The presentation explained the history of the privatization of public education, education reforms and the power that students have to change the trends of privatization. ASUCI’s National Branch lobbies congress and other important representatives at the national levels of government.
There is currently $1.2 trillion in student debt; that is more than credit card debt or automobile debt. On average, each student who takes out loans will graduate with more than $25,000 in debt. One in five student borrowers default on their loans. According to Jermakian, in the past 10 years, “student loan debt has increased about four times.”
The presentation described that there are many reasons people go to college. Some go to become eligible for better jobs with higher pay. Some go to college because it is the thing to do. Education is a great equalizer in a society and a higher education opens doorways to a better future.
Historically, the United States has worked to improve access to education. A few examples of how education reform improves access to quality education were discussed. The Morrill Act of 1862 was a land grant that provided federal land for education in the western states.
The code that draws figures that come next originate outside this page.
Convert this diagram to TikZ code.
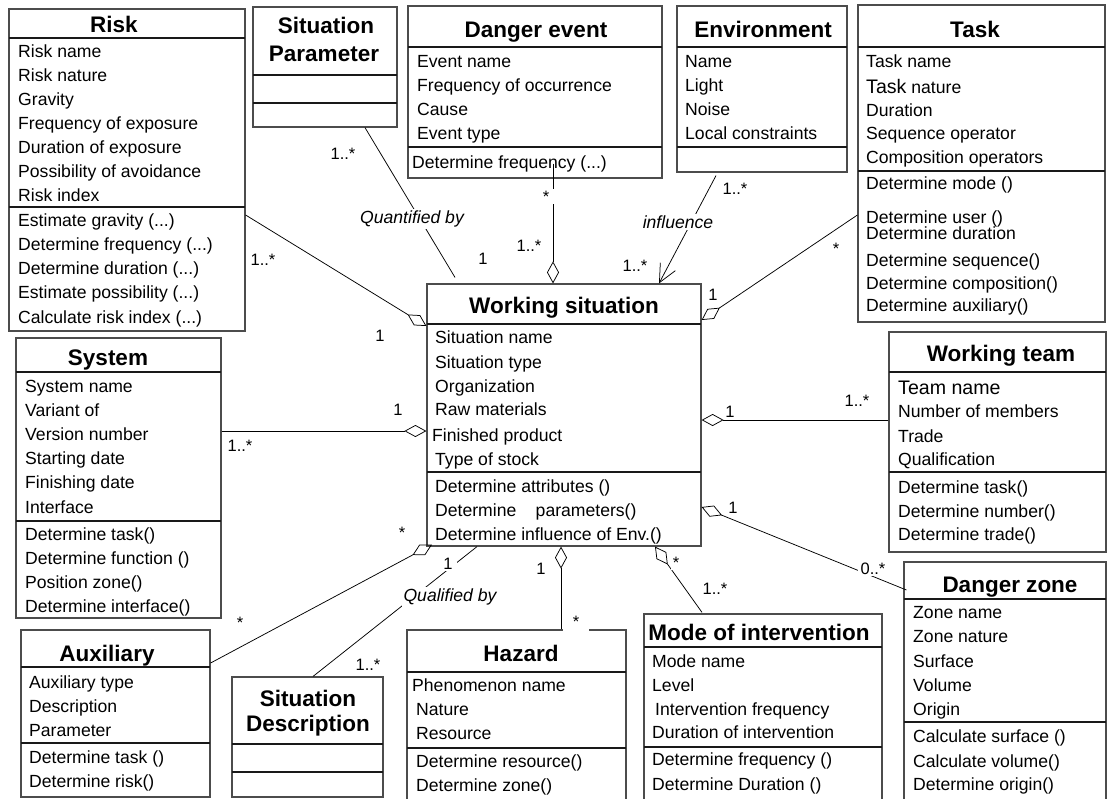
\documentclass[tikz,border=0pt]{standalone}
\usepackage{fontspec}
\setmainfont{Liberation Sans}
\usetikzlibrary{arrows.meta,fit,calc}

\newcommand{\rf}{\fontsize{17.6}{21}\selectfont}
\newcommand{\bigrf}{\fontsize{19.6}{22}\selectfont}
\newcommand{\tf}{\fontsize{22.5}{28}\selectfont\bfseries}
\newcommand{\lf}{\fontsize{16.5}{19}\selectfont}
\newcommand{\tdots}{...}

\tikzset{
 box/.style={draw=black!70, line width=1.2pt, inner sep=0pt},
 sepline/.style={draw=black!90, line width=1.1pt},
 row/.style={anchor=base west, inner sep=0pt, font=\rf},
 ttl/.style={anchor=base, inner sep=0pt, font=\tf},
 mult/.style={anchor=base, font=\lf, inner sep=2pt, fill=white},
 role/.style={font=\rf\itshape, inner sep=2pt, fill=white},
 conn/.style={draw=black, line width=0.75pt},
 agg/.style={conn, -{Diamond[open, length=22pt, width=12pt]}},
 nav/.style={conn, -{Straight Barb[length=18pt, width=17pt]}},
}

\newcommand{\umlbox}[5]{\node[box, fit={(#2,#3) (#4,#5)}] (#1) {};}
\newcommand{\hsep}[3]{\draw[sepline] (#1,#3) -- (#2,#3);}
\newcommand{\rows}[2]{\foreach \yy/\rt in {#2} {\node[row] at (#1,\yy) {\rt};}}

\begin{document}
\begin{tikzpicture}[x=1pt,y=-1pt]
\useasboundingbox[fill=white] (0,0) rectangle (1107,798);

% ---------- Risk
\umlbox{risk}{9}{9}{245}{331}
\node[ttl] at (114,32) {Risk};
\hsep{9}{245}{38}\hsep{9}{245}{207}
\rows{18}{57.5/Risk name, 81/Risk nature, 105/Gravity, 129/Frequency of exposure, 153/Duration of exposure, 177.5/Possibility of avoidance, 201.5/Risk index, 226/Estimate gravity (\tdots), 250.5/Determine frequency (\tdots), 274.5/Determine duration (\tdots), 298.5/Estimate possibility (\tdots), 323/Calculate risk index (\tdots)}

% ---------- Situation Parameter
\umlbox{sp}{253}{7}{397}{127}
\node[ttl] at (326,33) {Situation};
\node[ttl] at (324,61) {Parameter};
\hsep{253}{397}{75}\hsep{253}{397}{103}

% ---------- Danger event
\umlbox{de}{408}{6}{662}{178}
\node[ttl] at (536,37) {Danger event};
\hsep{408}{662}{47}\hsep{408}{662}{147}
\rows{417}{67.5/Event name, 91.5/Frequency of occurrence, 115/Cause, 139/Event type}
\rows{412}{168/Determine frequency (\tdots)}

% ---------- Environment
\umlbox{env}{677}{6}{847}{172}
\node[ttl] at (763,37) {Environment};
\hsep{677}{847}{47}\hsep{677}{847}{147}
\rows{685}{67.5/Name, 91.5/Light, 115/Noise, 139/Local constraints}

% ---------- Task
\umlbox{task}{858}{5}{1105}{322}
\node[ttl] at (975,37) {Task};
\hsep{858}{1105}{47}\hsep{858}{1105}{171}
\rows{866}{67/Task name, 93/{\bigrf Task} nature, 116/Duration, 139/Sequence operator, 163/Composition operators, 189/Determine mode (), 223.5/Determine user (), 239/Determine duration, 266/Determine sequence(), 289/Determine composition(), 311/Determine auxiliary()}

% ---------- System
\umlbox{sys}{16}{338}{221}{618}
\node[ttl] at (108,365) {System};
\hsep{16}{221}{372}\hsep{16}{221}{521}
\rows{25}{392.5/System name, 416/Variant of, 440.5/Version number, 464.5/Starting date, 488.5/Finishing date, 513/Interface, 540.5/Determine task(), 564.5/Determine function (), 588.5/Position zone(), 612.5/Determine interface()}

% ---------- Working situation
\umlbox{ws}{427}{284}{701}{546}
\node[ttl] at (564,313) {Working situation};
\hsep{427}{701}{324}\hsep{427}{701}{472}
\rows{435}{343.5/Situation name, 368.5/Situation type, 392.5/Organization, 415.5/Raw materials, 465.5/Type of stock, 492.5/Determine attributes (), 516.5/Determine\hspace{1.1em}parameters(), 540.5/Determine influence of Env.()}
\rows{432}{441.5/Finished product}

% ---------- Working team
\umlbox{wt}{889}{332}{1106}{552}
\node[ttl] at (1001,361) {Working team};
\hsep{889}{1106}{372}\hsep{889}{1106}{472}
\rows{898}{394.5/{\bigrf Team name}, 417.5/Number of members, 442.5/Trade, 465.5/Qualification, 493.5/Determine task(), 517.5/Determine number(), 540.5/Determine trade()}

% ---------- Danger zone
\umlbox{dz}{904}{562}{1106}{812}
\node[ttl] at (1010,592) {Danger zone};
\hsep{904}{1106}{599}\hsep{904}{1106}{722}
\rows{913}{618.5/Zone name, 642.5/Zone nature, 667.5/Surface, 691.5/Volume, 715.5/Origin, 742.5/Calculate surface (), 767.5/Calculate volume(), 790.5/Determine origin()}

% ---------- Auxiliary
\umlbox{aux}{21}{630}{210}{797}
\node[ttl] at (107,661) {Auxiliary};
\hsep{21}{210}{667}\hsep{21}{210}{743}
\rows{29}{688.5/Auxiliary type, 712.5/Description, 736.5/Parameter, 763.5/Determine task (), 787.5/Determine risk()}

% ---------- Situation Description
\umlbox{sd}{232}{677}{383}{797}
\node[ttl] at (308,706) {Situation};
\node[ttl] at (308,731) {Description};
\hsep{232}{383}{744}\hsep{232}{383}{772}

% ---------- Hazard
\umlbox{haz}{407}{630}{626}{812}
\node[ttl] at (521,661) {Hazard};
\hsep{407}{626}{672}\hsep{407}{626}{748}
\rows{412}{691.5/Phenomenon name}
\rows{416}{715.5/Nature, 739.5/Resource, 767.5/Determine resource(), 791.5/Determine zone()}

% ---------- Mode of intervention
\umlbox{mode}{644}{614}{882}{812}
\node[ttl] at (759,640) {Mode of intervention};
\hsep{644}{882}{647}\hsep{644}{882}{747}
\rows{652}{667.5/Mode name, 691.5/Level, 738.5/Duration of intervention, 765.5/Determine frequency (), 790.5/Determine Duration ()}
\rows{655}{715.5/Intervention frequency}

% ---------- connectors
\draw[agg] (risk.east |- 0,215) -- (ws.west |- 0,326);
\draw[conn] (sp.south -| 365,0) -- ($(ws.north -| 455,0)+(0,-6)$);
\draw[agg] ($(de.south -| 553,0)+(0,-15)$) -- (ws.north -| 553,0);
\draw[nav] ($(env.south -| 716,0)+(0,3)$) -- (ws.north -| 659,0);
\draw[agg] (task.west |- 0,215) -- (ws.east |- 0,320);
\draw[agg] (sys.east |- 0,431) -- (ws.west |- 0,431);
\draw[agg] (wt.west |- 0,420) -- (ws.east |- 0,420);
\draw[agg] ($(dz.west |- 0,590)+(3,0)$) -- (ws.east |- 0,507);
\draw[agg] ($(mode.north -| 702,0)+(0,-1)$) -- (ws.south -| 655,0);
\draw[agg] (haz.north -| 561,0) -- (ws.south -| 561,0);
\draw[agg] (aux.east |- 0,663) -- ($(ws.south -| 432,0)+(0,-2)$);
\draw[conn] (sd.north -| 313,0) -- (ws.south -| 477,0);

% ---------- role names
\node[role] (qb) at (412,219) {Quantified by};
\node[role] (inf) at (678,222) {influence};
\node[role] (qd) at (450,597) {Qualified by};

% ---------- multiplicities
\node[mult] (m1a) at (263,265) {1..*};
\node[mult] (m1b) at (380,341) {1};
\node[mult] (m2a) at (343,159) {1..*};
\node[mult] (m2b) at (483,264) {1};
\node[mult, minimum width=16pt] (m3a) at (546,202) {*};
\node[mult] (m3b) at (529,251) {1..*};
\node[mult] (m4a) at (735,194) {1..*};
\node[mult] (m4b) at (635,271) {1..*};
\node[mult] (m5a) at (836,254) {*};
\node[mult] (m5b) at (713,300) {1};
\node[mult] (m6a) at (398,415) {1};
\node[mult] (m6b) at (240,451) {1..*};
\node[mult, minimum width=16pt] (m7a) at (730,417) {1};
\node[mult] (m7b) at (857,406) {1..*};
\node[mult] (m8a) at (733,513) {1};
\node[mult, minimum width=30pt] (m8b) at (873,574) {0..*};
\node[mult] (m9a) at (676,568) {*};
\node[mult] (m9b) at (715,594) {1..*};
\node[mult] (m10a) at (541,574) {1};
\node[mult, minimum width=26pt, minimum height=22pt] (m10b) at (576,627) {*};
\node[mult] (m11a) at (402,538) {*};
\node[mult] (m11b) at (240,628) {*};
\node[mult, minimum width=18pt] (m12a) at (448,569) {1};
\node[mult] (m12b) at (368,670) {1..*};
\end{tikzpicture}
\end{document}
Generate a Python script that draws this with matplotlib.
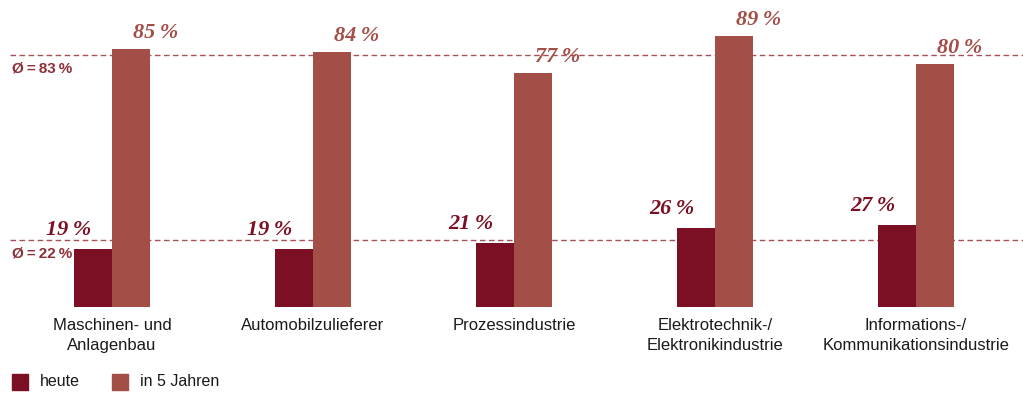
import numpy as np
import matplotlib
matplotlib.use("Agg")
from matplotlib import pyplot as plt
from matplotlib.patches import Rectangle

# Data
categories = ["Maschinen- und\nAnlagenbau", "Automobilzulieferer", "Prozessindustrie",
              "Elektrotechnik-/\nElektronikindustrie", "Informations-/\nKommunikationsindustrie"]
heute = [19, 19, 21, 26, 27]
in_5_jahren = [85, 84, 77, 89, 80]
avg_heute = 22
avg_5_jahren = 83
series_names = ["heute", "in 5 Jahren"]

c_dark = "#7b1024"
c_light = "#a34f48"
c_line = "#a8505a"

plt.rcParams['font.family'] = ['Liberation Sans', 'DejaVu Sans']

fig = plt.figure(figsize=(10.23, 3.97), dpi=100)
ax = fig.add_axes([0, 90 / 397, 1, 307 / 397])

x = np.arange(len(categories))
w = 0.19
ax.bar(x - w / 2, heute, w, color=c_dark, zorder=3)
ax.bar(x + w / 2, in_5_jahren, w, color=c_light, zorder=3)

ax.set_xlim(-0.557, 4.532)
ax.set_ylim(0, 101)
ax.axis("off")

# average lines
for val in (avg_heute, avg_5_jahren):
    ax.plot([0.01, 1], [val, val], transform=ax.get_yaxis_transform(),
            ls=(0, (4, 2.5)), lw=1, color=c_line, zorder=2)
    ax.text(0.012, val - 2.2, f"Ø\u2009=\u2009{val}\u2009%", transform=ax.get_yaxis_transform(),
            ha="left", va="top", fontsize=11, color="#8c2f38", fontweight="bold")

# value labels
serif = dict(family="Liberation Serif", fontweight="bold", fontstyle="italic", fontsize=16)
for i in range(len(categories)):
    ax.text(x[i] - w / 2 - 0.12, heute[i] + 3, f"{heute[i]}\u2009%", ha="center", va="bottom",
            color=c_dark, **serif)
    ax.text(x[i] + w / 2 + 0.12, in_5_jahren[i] + 2, f"{in_5_jahren[i]}\u2009%", ha="center",
            va="bottom", color=c_light, **serif)

# category labels
for i, cat in enumerate(categories):
    ax.text(x[i], -3.5, cat, ha="center", va="top", fontsize=12, color="#1a1a1a",
            linespacing=1.45, clip_on=False)

# legend
fig.patches.append(Rectangle((12 / 1023, 7 / 397), 16 / 1023, 16 / 397,
                             transform=fig.transFigure, color=c_dark))
fig.text(40 / 1023, 15 / 397, series_names[0], ha="left", va="center", fontsize=11.5, color="#1a1a1a")
fig.patches.append(Rectangle((112 / 1023, 7 / 397), 16 / 1023, 16 / 397,
                             transform=fig.transFigure, color=c_light))
fig.text(140 / 1023, 15 / 397, series_names[1], ha="left", va="center", fontsize=11.5, color="#1a1a1a")

fig.savefig("out.png", dpi=100)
After the Civil War, there was the establishment of historically black colleges, which opened education to African Americans. In 1944, the Veterans Readjustment Act, better known as the GI bill was passed. The GI bill guaranteed an education for returning veterans should they want it. The GI bill continues to help veterans on UCI’s campus today.
Despite all of these reforms, there has been a shift in education reforms since the 1980s toward privatization. It began with tax cuts. A decrease in tax revenue is an indirect decrease in overall funding. A decrease in revenue leads to a decrease in education funding. The increase in student loans is inversely proportional to the decrease in state education funding. Thus, decrease in education funding equates to an increase in tuition. When there is less state funding and therefore an increase in tuition, students turn toward the private sector to finance their education and take out loans ¾ this is the cycle of privatization.
The presentation argued that there is a divide in American society about the role of education. Some argue that it is a public good, necessary for the health of a democracy; others argue that education is a private commodity, beneficial to the individual.
Students have the power to decrease tuition and to create better education policy, encouraged the presenters. The first way is through voting. By voting in candidates who care about higher education, students have a voice in our republic. Students can also protest and demand a higher quality education that costs less.